=== STATED GOAL ===
Exactly the lines from the start of the data below through the line that contains "n = len(categories)" are to be copied, with pictures left out.

=== SUPPLIED DATA ===
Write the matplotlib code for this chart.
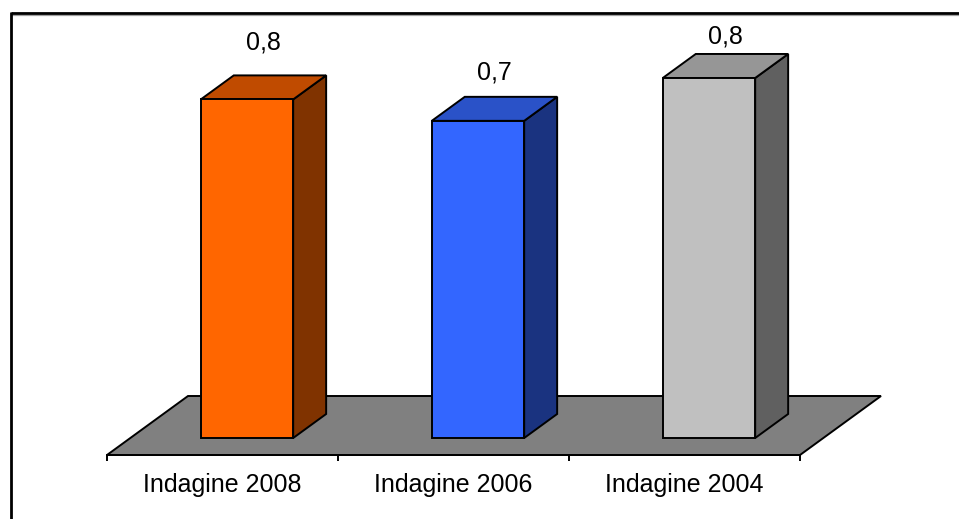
import matplotlib
matplotlib.use("Agg")
import matplotlib.pyplot as plt
from matplotlib.patches import Polygon
from matplotlib.lines import Line2D

# Survey results
categories = ["Indagine 2008", "Indagine 2006", "Indagine 2004"]
values = [0.79, 0.74, 0.84]

# Face colours for each bar: front, top, side
front_colors = ["#FF6600", "#3366FF", "#C0C0C0"]
top_colors = ["#C04B00", "#2A52C8", "#969696"]
side_colors = ["#803300", "#1A3380", "#606060"]
label_pad_px = [33, 24, 17]

plt.rcParams["font.family"] = ["Liberation Sans", "DejaVu Sans"]

W, H, DPI = 959, 519, 100
fig = plt.figure(figsize=(W / DPI, H / DPI), dpi=DPI)
ax = fig.add_axes([0, 0, 1, 1])

# Oblique projection: depth d in [0, 1] shifts right and up
px_per_cat = 231.0
px_per_val = 428.6
depth_dx = 81.0 / px_per_cat
depth_dy = 59.0 / px_per_val


def proj(cx, v, d):
    return (cx + d * depth_dx, v + d * depth_dy)


left_px, base_px = 107.0, 64.0
ax.set_xlim(-0.5 - left_px / px_per_cat, -0.5 + (W - left_px) / px_per_cat)
ax.set_ylim(-base_px / px_per_val, (H - base_px) / px_per_val)

edge_lw = 1.4
n = len(categories)

# Floor
floor = Polygon([proj(-0.5, 0, 0), proj(n - 0.5, 0, 0),
                 proj(n - 0.5, 0, 1), proj(-0.5, 0, 1)],
                closed=True, facecolor="#808080", edgecolor="black",
                linewidth=edge_lw, zorder=1)
ax.add_patch(floor)

# Bars, sitting in the middle of the floor depth
bar_w = 0.4
d0, d1 = 0.288, 0.695
for i, (v, fc, tc, sc) in enumerate(zip(values, front_colors, top_colors, side_colors)):
    cx = i + 0.005
    xl, xr = cx - bar_w / 2, cx + bar_w / 2
    front = [proj(xl, 0, d0), proj(xr, 0, d0), proj(xr, v, d0), proj(xl, v, d0)]
    top = [proj(xl, v, d0), proj(xr, v, d0), proj(xr, v, d1), proj(xl, v, d1)]
    side = [proj(xr, 0, d0), proj(xr, 0, d1), proj(xr, v, d1), proj(xr, v, d0)]
    for pts, c in ((side, sc), (top, tc), (front, fc)):
        ax.add_patch(Polygon(pts, closed=True, facecolor=c, edgecolor="black",
                             linewidth=edge_lw, joinstyle="miter", zorder=2))
    lx, _ = proj(cx, v, (d0 + d1) / 2)
    _, ly = proj(cx, v, d1)
    ax.annotate(f"{v:.1f}".replace(".", ","), (lx, ly),
                xytext=(0, label_pad_px[i] * 72 / DPI), textcoords="offset points",
                ha="center", va="center", fontsize=18, zorder=3)

# Category axis along the front edge of the floor
for s in ("top", "right", "left"):
    ax.spines[s].set_visible(False)
ax.spines["bottom"].set_position(("data", 0))
ax.spines["bottom"].set_bounds(-0.5, n - 0.5)
ax.spines["bottom"].set_linewidth(edge_lw)
ax.spines["bottom"].set_zorder(3)
ax.set_yticks([])
ax.set_xticks([i - 0.5 for i in range(n + 1)])
ax.set_xticklabels([])
ax.tick_params(axis="x", which="major", direction="out", length=4, width=edge_lw)
ax.set_xticks(range(n), minor=True)
ax.set_xticklabels(categories, minor=True, fontsize=18)
ax.tick_params(axis="x", which="minor", length=0, pad=13)
ax.patch.set_visible(False)

# Frame around the chart area
fx0, fy0 = 10.5 / W, 1 - 13 / H
fig.add_artist(Line2D([fx0, 1], [fy0 - 2 / H, fy0 - 2 / H], transform=fig.transFigure,
                      color="#A0A0A0", linewidth=0.9))
fig.add_artist(Line2D([fx0, 1], [fy0, fy0], transform=fig.transFigure,
                      color="black", linewidth=2.0, solid_capstyle="butt"))
fig.add_artist(Line2D([fx0, fx0], [0, fy0 + 1 / H], transform=fig.transFigure,
                      color="black", linewidth=2.0, solid_capstyle="butt"))

fig.savefig("out.png", dpi=DPI)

=== FULL OUTPUT ===
Write the matplotlib code for this chart.
import matplotlib
matplotlib.use("Agg")
import matplotlib.pyplot as plt
from matplotlib.patches import Polygon
from matplotlib.lines import Line2D

# Survey results
categories = ["Indagine 2008", "Indagine 2006", "Indagine 2004"]
values = [0.79, 0.74, 0.84]

# Face colours for each bar: front, top, side
front_colors = ["#FF6600", "#3366FF", "#C0C0C0"]
top_colors = ["#C04B00", "#2A52C8", "#969696"]
side_colors = ["#803300", "#1A3380", "#606060"]
label_pad_px = [33, 24, 17]

plt.rcParams["font.family"] = ["Liberation Sans", "DejaVu Sans"]

W, H, DPI = 959, 519, 100
fig = plt.figure(figsize=(W / DPI, H / DPI), dpi=DPI)
ax = fig.add_axes([0, 0, 1, 1])

# Oblique projection: depth d in [0, 1] shifts right and up
px_per_cat = 231.0
px_per_val = 428.6
depth_dx = 81.0 / px_per_cat
depth_dy = 59.0 / px_per_val


def proj(cx, v, d):
    return (cx + d * depth_dx, v + d * depth_dy)


left_px, base_px = 107.0, 64.0
ax.set_xlim(-0.5 - left_px / px_per_cat, -0.5 + (W - left_px) / px_per_cat)
ax.set_ylim(-base_px / px_per_val, (H - base_px) / px_per_val)

edge_lw = 1.4
n = len(categories)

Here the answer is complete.